Sebastián murió en la cárcel de Llíria, pero podría haber sucedido en la Modelo de València, la de Castellón o la de Cáceres. En cualquier callejón o en cualquier cubo de la basura. Era cuestión de tiempo. Fue un mal chute como podría haber sido cualquier otra cosa.

La Conselleria de Hacienda ha adquirido algunas de las piezas de las artistas valenciana, que se instalarán en la Ciutat Administrativa 9 d’Octubre.  No puedo transitar por los espacios que quedan de aquella cárcel cuando voy allí porque reconozco la sala de espera que construyeron con posterioridad, compadecidos de las pobres madres que se quedaban ateridas de frío. Una sala nueva y unas estufas les concedieron.

Expondrán algunas de las piezas que atribuyen a presos franquistas, todos artistas, todos cultos. Qué maravilla. Pero también de aquellos ´perros callejeros’ que murieron tan jóvenes sin luchar por la libertad y la democracia, por los derechos laborales, por la igualdad y la justicia social.  

Mi hermano era un joven de Barona, como tantísimos otros. Ahora intentan sustituir ese nombre maldito por Orriols para borrar aquella década de caballo, como si así se pudiera cambiar el presente. La realidad es que es triste ver que tantos años después, sigue el drama de la delincuencia y de la droga. De la desesperanza y el desempleo.

Mi hermano era un joven, como tantísimos otros que hoy siguen cayendo. Sensible, cariñoso, inteligente. Tenía talento para pintar. Llenaba sus cartas de dibujos y palabras bonitas, impecablemente escritas. Ojalá dejara algo impreso en su chabolo o en las salas de vis-a-vis y lo hayan rescatado del olvido.
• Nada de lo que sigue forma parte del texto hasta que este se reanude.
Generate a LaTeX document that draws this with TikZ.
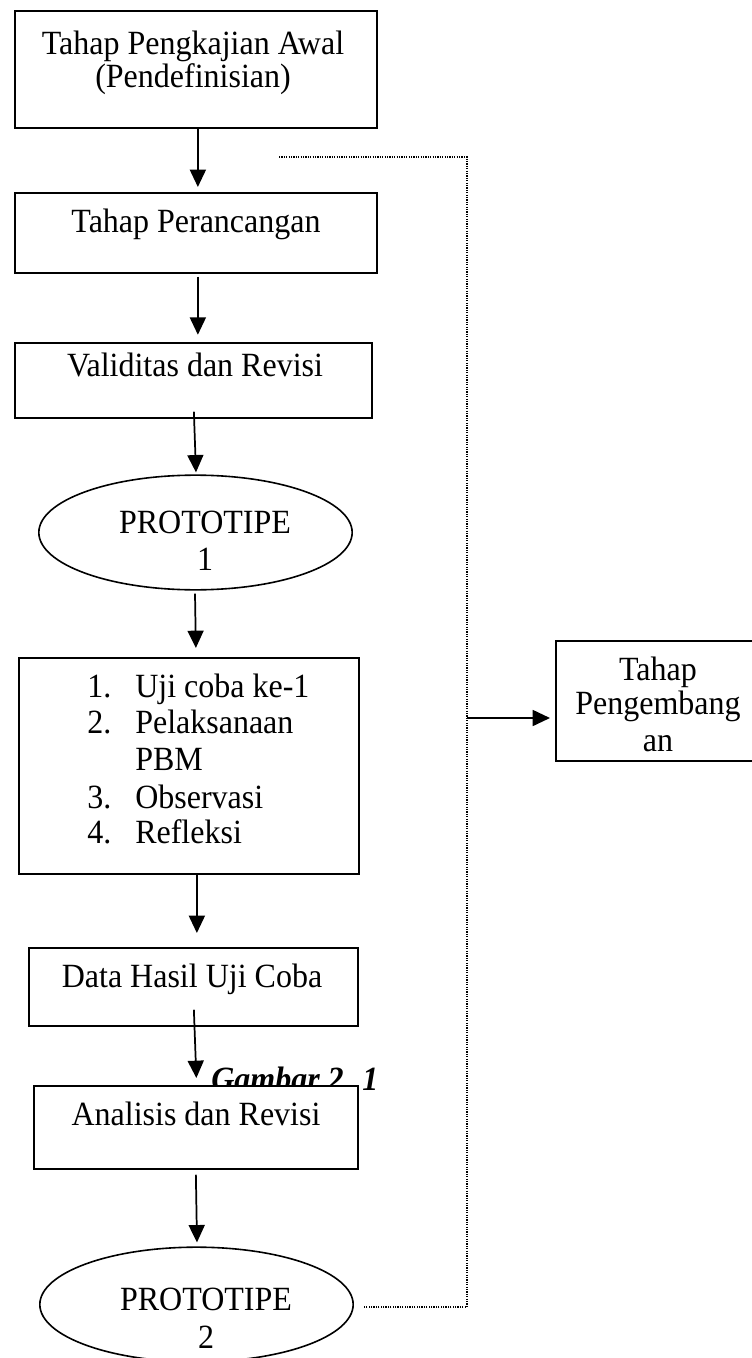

Cuando parece no importar ya aquella literatura sobre la transición esta iniciativa me llena de alegría porque es una manera de mantenerlos vivos a todos. Transformaron las celdas de la Modelo en oficinas, pero ellos siguen ahí, adheridos a la humedad de aquellos fríos muros en los que perdieron sus vidas.  Ahora seguirán presentes en la historia porque los yonkis también merecen ser recordados (pero sin romanticismo, por favor).

En memoria de Sebastián, Antonio, Maricarmen,

El Chico y todos sus amigos.

De todas las madres y padres;

de todas las familias que quedaron huérfanas.